*Task instructions*
State how many lines hold the word "matplotlib", with no other words.

====== Extracted entries

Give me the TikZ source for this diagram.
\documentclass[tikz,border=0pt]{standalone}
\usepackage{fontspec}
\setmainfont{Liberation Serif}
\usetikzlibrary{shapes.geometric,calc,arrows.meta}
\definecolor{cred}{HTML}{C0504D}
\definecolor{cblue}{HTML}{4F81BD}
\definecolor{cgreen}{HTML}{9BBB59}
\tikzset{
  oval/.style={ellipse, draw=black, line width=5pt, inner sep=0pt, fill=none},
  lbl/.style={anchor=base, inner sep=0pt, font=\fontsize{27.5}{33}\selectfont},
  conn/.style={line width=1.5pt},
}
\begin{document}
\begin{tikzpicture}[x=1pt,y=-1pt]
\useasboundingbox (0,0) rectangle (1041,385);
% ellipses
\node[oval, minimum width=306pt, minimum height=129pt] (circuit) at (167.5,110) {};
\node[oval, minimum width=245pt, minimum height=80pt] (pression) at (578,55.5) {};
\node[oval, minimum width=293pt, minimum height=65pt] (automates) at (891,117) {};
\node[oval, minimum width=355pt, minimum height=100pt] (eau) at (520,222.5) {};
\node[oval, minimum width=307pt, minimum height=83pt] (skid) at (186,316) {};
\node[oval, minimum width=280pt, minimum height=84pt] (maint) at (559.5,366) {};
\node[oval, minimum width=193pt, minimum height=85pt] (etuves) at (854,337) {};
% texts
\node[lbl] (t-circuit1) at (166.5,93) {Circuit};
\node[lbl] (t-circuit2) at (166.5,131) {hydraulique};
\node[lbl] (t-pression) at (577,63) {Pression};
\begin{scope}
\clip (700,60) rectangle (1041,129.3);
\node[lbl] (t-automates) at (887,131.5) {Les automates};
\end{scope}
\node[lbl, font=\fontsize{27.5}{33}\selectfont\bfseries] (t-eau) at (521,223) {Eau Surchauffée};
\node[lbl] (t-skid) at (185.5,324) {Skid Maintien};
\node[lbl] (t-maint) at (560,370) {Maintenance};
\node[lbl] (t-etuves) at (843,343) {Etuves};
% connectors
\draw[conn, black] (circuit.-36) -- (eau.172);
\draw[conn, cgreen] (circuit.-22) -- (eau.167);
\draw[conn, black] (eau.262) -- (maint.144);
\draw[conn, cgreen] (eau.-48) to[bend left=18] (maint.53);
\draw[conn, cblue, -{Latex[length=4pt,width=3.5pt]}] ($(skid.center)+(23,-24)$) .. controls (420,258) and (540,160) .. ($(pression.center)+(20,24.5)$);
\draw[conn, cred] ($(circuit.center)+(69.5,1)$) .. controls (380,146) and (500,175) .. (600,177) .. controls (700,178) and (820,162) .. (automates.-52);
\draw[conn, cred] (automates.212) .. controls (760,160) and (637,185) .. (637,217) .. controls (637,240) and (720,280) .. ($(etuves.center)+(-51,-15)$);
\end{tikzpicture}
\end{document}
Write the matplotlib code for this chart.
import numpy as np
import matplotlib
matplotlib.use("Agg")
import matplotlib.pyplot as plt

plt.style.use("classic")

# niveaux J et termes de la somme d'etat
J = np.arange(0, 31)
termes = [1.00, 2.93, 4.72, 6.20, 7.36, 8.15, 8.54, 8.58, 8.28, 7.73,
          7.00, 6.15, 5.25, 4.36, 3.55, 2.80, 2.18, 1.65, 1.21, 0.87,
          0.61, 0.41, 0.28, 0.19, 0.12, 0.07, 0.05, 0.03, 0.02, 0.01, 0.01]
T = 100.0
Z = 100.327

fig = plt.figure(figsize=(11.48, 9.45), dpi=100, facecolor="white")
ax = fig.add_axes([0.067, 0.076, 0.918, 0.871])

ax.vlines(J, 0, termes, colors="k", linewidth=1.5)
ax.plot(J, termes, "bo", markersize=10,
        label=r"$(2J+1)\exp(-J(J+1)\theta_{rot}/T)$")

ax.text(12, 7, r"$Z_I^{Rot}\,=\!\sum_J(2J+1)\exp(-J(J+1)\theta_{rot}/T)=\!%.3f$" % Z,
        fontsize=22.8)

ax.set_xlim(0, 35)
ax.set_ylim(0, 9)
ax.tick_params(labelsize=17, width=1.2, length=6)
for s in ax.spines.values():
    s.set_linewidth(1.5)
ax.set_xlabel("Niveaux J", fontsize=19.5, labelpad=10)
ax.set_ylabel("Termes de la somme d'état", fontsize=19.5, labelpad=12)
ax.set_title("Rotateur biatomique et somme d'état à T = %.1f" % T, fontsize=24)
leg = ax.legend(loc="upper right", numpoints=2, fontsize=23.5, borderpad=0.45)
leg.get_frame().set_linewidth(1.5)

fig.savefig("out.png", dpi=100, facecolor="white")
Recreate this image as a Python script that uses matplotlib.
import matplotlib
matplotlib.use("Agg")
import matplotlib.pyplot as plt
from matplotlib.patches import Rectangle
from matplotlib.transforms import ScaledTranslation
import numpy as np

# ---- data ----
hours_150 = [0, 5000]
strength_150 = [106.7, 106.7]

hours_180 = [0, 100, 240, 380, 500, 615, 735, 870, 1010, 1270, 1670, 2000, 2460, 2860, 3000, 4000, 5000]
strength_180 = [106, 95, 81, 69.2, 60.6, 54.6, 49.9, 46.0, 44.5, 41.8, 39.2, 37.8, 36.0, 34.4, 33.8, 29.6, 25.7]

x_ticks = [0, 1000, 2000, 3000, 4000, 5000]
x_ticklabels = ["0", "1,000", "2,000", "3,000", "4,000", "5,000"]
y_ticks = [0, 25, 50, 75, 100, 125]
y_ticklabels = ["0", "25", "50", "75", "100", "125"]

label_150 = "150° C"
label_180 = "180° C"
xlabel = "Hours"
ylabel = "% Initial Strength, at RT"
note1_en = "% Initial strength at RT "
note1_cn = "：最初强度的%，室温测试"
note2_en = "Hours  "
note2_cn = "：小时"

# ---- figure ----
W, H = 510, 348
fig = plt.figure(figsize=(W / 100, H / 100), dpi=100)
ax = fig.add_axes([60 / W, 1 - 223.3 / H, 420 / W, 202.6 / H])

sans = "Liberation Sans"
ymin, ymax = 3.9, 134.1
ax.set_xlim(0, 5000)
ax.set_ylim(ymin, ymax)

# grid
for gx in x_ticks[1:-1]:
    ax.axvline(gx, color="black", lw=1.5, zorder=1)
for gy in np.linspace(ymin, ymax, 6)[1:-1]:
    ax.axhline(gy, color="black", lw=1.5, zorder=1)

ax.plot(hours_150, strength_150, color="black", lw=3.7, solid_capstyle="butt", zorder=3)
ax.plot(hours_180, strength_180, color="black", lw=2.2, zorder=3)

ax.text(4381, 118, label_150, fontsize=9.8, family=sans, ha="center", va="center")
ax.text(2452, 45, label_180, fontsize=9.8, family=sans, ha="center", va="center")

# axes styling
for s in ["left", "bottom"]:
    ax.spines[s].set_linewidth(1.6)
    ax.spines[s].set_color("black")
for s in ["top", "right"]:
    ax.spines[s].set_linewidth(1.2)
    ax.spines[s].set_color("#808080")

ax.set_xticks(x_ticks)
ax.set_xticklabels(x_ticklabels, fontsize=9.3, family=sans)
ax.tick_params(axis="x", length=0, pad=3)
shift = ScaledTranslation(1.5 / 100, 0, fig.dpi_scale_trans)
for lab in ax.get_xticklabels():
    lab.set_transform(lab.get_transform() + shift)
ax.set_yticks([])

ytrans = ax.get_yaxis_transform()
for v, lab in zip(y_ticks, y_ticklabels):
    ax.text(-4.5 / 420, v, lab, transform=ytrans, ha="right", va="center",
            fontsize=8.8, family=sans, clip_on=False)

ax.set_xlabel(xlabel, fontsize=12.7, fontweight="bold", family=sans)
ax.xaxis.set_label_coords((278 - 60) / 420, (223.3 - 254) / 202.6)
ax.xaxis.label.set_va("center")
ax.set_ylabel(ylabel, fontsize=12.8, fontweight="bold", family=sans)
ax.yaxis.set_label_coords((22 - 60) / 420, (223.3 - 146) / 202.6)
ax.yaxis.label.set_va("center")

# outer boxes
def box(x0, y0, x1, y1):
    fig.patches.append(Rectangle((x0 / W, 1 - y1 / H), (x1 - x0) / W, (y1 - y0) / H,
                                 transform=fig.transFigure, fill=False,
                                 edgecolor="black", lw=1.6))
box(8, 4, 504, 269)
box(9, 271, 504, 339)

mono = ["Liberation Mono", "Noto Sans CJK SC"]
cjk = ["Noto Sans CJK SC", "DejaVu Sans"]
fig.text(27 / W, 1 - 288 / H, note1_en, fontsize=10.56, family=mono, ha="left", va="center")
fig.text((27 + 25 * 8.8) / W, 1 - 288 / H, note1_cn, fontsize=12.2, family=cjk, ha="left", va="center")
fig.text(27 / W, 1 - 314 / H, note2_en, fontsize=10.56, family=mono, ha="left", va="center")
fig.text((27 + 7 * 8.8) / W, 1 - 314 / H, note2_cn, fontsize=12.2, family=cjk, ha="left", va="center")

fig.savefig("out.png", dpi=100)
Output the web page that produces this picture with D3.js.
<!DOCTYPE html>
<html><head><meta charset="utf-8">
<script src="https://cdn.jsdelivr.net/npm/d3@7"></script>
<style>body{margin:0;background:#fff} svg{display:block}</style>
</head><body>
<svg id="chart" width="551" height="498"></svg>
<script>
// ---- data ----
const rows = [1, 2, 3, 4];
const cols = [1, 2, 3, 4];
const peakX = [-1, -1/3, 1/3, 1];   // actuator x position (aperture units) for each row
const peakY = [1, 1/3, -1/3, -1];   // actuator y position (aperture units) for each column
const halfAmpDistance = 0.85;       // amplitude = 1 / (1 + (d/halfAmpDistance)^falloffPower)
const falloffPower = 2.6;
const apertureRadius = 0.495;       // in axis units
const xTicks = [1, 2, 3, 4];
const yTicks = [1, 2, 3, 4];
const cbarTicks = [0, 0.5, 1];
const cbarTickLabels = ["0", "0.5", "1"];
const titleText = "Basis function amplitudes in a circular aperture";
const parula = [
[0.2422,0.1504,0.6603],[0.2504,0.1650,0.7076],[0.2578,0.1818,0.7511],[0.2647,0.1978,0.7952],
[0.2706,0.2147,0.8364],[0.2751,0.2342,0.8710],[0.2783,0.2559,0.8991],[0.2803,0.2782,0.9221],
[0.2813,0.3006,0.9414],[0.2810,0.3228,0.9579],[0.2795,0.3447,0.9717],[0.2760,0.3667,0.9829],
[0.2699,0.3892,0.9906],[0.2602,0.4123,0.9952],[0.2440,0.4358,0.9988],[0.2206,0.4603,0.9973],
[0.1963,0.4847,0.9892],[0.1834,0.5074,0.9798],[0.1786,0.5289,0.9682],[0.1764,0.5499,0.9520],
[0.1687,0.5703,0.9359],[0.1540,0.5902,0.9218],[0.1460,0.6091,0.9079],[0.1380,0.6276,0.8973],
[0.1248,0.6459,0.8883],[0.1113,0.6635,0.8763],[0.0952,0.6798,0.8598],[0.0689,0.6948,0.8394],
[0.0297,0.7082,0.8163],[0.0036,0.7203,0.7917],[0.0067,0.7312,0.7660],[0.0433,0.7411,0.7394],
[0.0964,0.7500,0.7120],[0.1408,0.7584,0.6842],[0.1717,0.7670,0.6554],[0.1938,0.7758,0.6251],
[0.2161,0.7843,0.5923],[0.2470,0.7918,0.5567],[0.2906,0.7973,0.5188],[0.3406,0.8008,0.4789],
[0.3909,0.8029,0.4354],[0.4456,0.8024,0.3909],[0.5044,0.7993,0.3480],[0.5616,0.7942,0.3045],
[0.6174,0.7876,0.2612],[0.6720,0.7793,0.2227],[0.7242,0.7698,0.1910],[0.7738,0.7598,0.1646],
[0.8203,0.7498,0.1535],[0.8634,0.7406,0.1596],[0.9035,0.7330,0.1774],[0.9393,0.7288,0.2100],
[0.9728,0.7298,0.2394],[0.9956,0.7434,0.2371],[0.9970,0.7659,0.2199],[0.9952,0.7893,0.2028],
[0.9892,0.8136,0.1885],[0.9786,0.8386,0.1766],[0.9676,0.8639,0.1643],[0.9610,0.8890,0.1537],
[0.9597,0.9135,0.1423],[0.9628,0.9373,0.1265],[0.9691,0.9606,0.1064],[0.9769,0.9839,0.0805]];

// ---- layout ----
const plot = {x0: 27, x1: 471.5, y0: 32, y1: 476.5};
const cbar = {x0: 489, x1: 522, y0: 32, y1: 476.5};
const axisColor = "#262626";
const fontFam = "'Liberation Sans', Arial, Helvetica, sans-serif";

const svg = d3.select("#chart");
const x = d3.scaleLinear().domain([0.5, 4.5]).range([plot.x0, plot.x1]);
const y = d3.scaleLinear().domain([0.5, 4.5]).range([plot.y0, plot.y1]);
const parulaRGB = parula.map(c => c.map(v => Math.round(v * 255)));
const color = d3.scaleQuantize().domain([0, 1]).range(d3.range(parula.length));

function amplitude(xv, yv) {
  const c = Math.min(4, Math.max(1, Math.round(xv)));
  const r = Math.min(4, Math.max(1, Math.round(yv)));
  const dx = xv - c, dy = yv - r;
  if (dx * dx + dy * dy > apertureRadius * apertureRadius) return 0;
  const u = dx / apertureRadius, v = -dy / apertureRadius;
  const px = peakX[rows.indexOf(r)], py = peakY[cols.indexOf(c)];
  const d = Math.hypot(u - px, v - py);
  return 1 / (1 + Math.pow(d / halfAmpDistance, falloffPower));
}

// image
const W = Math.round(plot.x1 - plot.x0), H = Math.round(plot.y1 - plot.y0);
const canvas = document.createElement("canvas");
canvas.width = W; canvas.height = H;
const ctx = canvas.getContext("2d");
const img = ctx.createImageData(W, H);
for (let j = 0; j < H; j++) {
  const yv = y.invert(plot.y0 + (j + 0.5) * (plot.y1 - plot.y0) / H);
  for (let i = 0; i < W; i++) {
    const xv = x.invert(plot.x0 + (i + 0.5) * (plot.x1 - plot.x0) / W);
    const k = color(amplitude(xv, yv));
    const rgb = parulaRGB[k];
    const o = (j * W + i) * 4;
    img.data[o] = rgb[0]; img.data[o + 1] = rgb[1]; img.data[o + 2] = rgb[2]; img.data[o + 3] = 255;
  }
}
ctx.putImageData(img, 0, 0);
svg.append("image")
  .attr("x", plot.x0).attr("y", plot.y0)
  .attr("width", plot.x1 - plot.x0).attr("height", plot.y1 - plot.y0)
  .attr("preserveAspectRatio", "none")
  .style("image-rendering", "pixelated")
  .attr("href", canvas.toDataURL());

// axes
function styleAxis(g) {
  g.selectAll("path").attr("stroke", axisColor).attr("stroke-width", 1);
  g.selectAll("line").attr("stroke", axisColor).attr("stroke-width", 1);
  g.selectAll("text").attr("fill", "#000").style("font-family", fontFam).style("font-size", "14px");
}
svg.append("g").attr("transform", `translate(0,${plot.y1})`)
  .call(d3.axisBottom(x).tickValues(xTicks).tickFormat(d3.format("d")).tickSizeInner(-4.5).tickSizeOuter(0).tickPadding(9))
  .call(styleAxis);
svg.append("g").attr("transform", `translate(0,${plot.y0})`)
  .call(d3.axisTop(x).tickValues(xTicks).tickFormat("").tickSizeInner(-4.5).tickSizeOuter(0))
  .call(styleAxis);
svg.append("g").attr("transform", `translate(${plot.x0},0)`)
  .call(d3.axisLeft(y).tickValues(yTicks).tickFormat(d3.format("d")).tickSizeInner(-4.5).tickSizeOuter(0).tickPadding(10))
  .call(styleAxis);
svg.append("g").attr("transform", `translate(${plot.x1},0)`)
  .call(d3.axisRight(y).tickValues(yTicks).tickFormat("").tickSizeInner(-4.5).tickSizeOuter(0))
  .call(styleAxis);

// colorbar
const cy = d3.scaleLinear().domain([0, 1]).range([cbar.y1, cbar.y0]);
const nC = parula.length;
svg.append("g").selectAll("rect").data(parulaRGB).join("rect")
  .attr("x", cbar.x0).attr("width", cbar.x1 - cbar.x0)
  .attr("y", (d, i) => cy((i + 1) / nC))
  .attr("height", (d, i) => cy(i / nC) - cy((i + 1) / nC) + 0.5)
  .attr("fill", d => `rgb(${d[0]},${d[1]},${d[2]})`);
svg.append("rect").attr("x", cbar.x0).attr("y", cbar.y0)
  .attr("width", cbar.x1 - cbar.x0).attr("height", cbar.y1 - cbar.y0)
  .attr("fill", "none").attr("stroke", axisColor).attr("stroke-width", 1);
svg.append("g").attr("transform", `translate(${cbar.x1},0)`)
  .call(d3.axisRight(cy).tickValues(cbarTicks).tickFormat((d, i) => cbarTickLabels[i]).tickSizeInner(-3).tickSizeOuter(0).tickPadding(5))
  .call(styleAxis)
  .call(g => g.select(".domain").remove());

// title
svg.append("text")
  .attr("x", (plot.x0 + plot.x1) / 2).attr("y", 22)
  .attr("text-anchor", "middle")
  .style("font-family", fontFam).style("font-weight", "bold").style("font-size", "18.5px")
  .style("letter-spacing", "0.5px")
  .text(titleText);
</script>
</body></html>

============

*Full answer*
10